Set problem |
Exactly the lines from the start of the data below through the line that contains "freq = np.round(np.arange(1, 65) * 0.02, 2)" are to be copied, with pictures left out.

● ● ●

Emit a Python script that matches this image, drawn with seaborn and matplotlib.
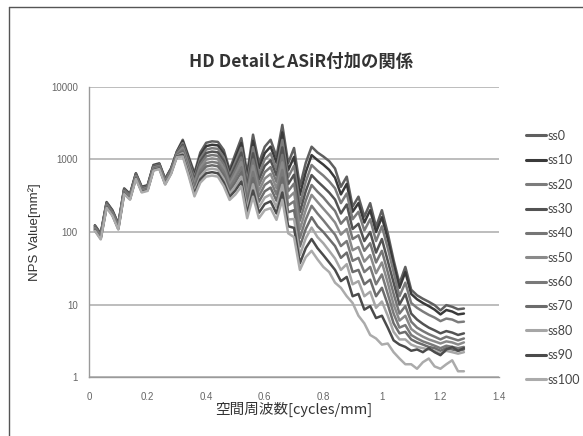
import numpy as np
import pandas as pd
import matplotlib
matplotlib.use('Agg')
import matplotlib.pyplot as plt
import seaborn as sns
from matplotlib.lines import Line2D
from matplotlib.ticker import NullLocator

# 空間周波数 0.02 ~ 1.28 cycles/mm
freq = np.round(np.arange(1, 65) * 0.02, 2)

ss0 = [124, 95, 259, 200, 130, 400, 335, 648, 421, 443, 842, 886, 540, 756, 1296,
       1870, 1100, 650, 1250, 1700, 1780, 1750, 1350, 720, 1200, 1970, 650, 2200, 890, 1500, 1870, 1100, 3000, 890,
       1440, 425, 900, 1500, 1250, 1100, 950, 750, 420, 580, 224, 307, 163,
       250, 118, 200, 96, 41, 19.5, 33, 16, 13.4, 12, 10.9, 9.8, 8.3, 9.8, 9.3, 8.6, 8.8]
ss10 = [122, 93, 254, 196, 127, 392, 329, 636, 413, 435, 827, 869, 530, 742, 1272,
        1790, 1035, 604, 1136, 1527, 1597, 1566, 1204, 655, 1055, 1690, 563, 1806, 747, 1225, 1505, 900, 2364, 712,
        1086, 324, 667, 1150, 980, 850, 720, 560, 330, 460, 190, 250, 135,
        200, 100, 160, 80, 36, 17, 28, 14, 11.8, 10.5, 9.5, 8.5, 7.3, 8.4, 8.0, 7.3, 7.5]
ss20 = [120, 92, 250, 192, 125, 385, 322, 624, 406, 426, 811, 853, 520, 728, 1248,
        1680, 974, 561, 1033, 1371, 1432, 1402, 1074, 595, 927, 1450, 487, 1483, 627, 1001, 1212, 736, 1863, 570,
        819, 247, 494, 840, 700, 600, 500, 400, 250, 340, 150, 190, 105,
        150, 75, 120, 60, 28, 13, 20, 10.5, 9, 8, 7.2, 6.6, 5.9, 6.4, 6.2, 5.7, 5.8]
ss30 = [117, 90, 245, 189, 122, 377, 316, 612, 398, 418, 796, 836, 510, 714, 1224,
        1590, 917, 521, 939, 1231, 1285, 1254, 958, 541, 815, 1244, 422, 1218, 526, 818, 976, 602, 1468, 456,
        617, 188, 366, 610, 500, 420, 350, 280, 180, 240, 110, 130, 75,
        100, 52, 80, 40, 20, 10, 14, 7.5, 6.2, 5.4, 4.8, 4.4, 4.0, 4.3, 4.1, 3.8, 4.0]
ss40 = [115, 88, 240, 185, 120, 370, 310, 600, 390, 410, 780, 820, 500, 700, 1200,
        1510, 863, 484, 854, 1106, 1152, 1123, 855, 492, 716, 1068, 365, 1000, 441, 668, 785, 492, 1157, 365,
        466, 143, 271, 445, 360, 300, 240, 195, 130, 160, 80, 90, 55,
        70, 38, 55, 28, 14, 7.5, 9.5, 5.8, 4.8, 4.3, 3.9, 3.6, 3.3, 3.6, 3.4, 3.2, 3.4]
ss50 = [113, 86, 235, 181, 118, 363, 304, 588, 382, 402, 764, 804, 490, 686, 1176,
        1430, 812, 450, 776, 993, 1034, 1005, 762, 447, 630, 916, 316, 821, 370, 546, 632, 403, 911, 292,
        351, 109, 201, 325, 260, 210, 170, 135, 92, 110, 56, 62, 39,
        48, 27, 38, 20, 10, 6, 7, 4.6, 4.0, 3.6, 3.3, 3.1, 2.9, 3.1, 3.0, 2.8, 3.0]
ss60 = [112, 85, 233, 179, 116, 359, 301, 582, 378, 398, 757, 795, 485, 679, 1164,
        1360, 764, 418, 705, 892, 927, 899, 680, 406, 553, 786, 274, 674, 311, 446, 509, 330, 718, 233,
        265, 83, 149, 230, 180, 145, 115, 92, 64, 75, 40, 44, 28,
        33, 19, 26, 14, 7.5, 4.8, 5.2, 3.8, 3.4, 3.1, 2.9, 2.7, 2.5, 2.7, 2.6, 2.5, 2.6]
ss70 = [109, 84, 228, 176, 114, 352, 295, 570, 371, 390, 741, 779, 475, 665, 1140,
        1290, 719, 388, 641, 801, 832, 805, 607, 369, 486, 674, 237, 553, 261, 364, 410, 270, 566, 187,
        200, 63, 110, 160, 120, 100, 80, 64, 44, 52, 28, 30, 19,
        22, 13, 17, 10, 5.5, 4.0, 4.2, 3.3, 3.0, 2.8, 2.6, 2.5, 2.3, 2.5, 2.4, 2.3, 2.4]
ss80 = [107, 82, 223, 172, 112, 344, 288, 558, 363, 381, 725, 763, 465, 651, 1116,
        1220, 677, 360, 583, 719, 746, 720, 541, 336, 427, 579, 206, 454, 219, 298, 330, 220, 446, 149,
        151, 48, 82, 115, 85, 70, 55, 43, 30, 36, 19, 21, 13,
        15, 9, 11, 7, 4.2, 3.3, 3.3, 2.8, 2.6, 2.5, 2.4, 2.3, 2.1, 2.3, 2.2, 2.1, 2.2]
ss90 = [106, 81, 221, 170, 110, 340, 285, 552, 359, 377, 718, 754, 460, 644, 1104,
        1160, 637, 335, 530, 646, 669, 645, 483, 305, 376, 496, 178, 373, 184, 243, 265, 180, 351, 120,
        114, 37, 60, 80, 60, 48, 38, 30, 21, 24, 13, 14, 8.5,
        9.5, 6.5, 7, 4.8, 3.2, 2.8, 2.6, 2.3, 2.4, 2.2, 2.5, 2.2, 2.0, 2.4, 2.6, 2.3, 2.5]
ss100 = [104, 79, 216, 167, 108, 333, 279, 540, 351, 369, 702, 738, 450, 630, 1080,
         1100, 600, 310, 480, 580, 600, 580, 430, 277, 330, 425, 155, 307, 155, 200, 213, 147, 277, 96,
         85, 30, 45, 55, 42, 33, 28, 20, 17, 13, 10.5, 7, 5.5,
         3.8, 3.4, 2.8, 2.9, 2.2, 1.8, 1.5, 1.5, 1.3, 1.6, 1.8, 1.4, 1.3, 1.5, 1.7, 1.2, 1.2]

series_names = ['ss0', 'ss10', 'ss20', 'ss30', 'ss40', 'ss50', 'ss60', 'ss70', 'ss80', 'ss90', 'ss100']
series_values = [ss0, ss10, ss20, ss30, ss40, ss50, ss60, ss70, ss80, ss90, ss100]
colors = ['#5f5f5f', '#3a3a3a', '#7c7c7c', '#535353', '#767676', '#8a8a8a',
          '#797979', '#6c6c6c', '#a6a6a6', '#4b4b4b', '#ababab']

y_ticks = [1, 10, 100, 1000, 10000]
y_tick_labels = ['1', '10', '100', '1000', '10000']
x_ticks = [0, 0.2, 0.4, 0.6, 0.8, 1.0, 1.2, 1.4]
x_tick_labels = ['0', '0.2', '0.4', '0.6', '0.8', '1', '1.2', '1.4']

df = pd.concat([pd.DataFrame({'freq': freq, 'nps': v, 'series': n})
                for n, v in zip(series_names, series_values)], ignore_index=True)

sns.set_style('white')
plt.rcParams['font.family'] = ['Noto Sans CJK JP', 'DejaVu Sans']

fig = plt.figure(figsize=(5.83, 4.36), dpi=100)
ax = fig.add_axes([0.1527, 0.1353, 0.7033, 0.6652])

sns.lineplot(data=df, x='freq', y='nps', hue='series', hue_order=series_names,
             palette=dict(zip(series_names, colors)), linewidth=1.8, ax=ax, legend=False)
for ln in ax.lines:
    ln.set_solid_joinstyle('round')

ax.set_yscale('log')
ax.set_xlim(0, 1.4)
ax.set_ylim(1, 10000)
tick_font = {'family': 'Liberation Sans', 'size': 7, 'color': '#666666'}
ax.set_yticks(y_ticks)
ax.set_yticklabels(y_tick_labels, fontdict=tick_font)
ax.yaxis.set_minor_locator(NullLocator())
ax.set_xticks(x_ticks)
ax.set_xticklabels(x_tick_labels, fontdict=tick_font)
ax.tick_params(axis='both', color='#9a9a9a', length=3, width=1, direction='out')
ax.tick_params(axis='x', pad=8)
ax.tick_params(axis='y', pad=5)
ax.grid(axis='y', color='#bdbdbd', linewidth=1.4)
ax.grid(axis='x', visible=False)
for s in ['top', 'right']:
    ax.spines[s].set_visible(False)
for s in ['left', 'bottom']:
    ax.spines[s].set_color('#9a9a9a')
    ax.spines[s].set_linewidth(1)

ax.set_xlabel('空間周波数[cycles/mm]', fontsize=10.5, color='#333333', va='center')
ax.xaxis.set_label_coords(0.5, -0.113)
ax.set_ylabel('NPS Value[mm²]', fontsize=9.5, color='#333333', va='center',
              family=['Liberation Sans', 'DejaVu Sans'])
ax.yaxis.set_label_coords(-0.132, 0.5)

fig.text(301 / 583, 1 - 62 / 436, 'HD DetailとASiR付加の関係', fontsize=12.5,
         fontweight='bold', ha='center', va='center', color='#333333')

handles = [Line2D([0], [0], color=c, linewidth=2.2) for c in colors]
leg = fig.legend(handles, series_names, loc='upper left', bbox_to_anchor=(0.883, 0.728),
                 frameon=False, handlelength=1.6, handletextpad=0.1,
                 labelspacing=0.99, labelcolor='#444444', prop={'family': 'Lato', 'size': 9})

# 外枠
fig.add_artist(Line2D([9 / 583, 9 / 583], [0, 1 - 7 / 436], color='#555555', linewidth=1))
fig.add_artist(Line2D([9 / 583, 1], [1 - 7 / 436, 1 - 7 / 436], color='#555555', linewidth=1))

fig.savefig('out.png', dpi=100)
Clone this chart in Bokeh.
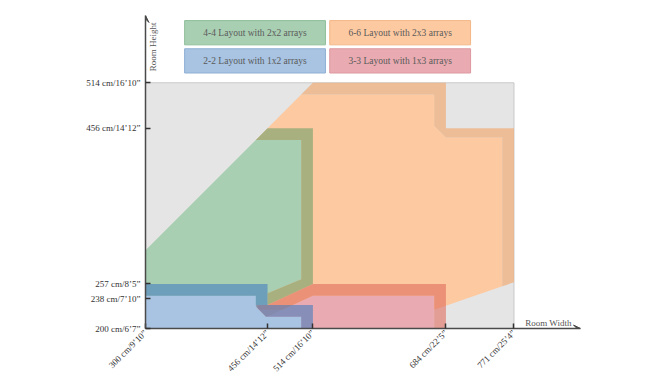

● ● ●

Worked solution |
Emit a Python script that matches this image, drawn with seaborn and matplotlib.
import numpy as np
import pandas as pd
import matplotlib
matplotlib.use('Agg')
import matplotlib.pyplot as plt
import seaborn as sns
from matplotlib.lines import Line2D
from matplotlib.ticker import NullLocator

# 空間周波数 0.02 ~ 1.28 cycles/mm
freq = np.round(np.arange(1, 65) * 0.02, 2)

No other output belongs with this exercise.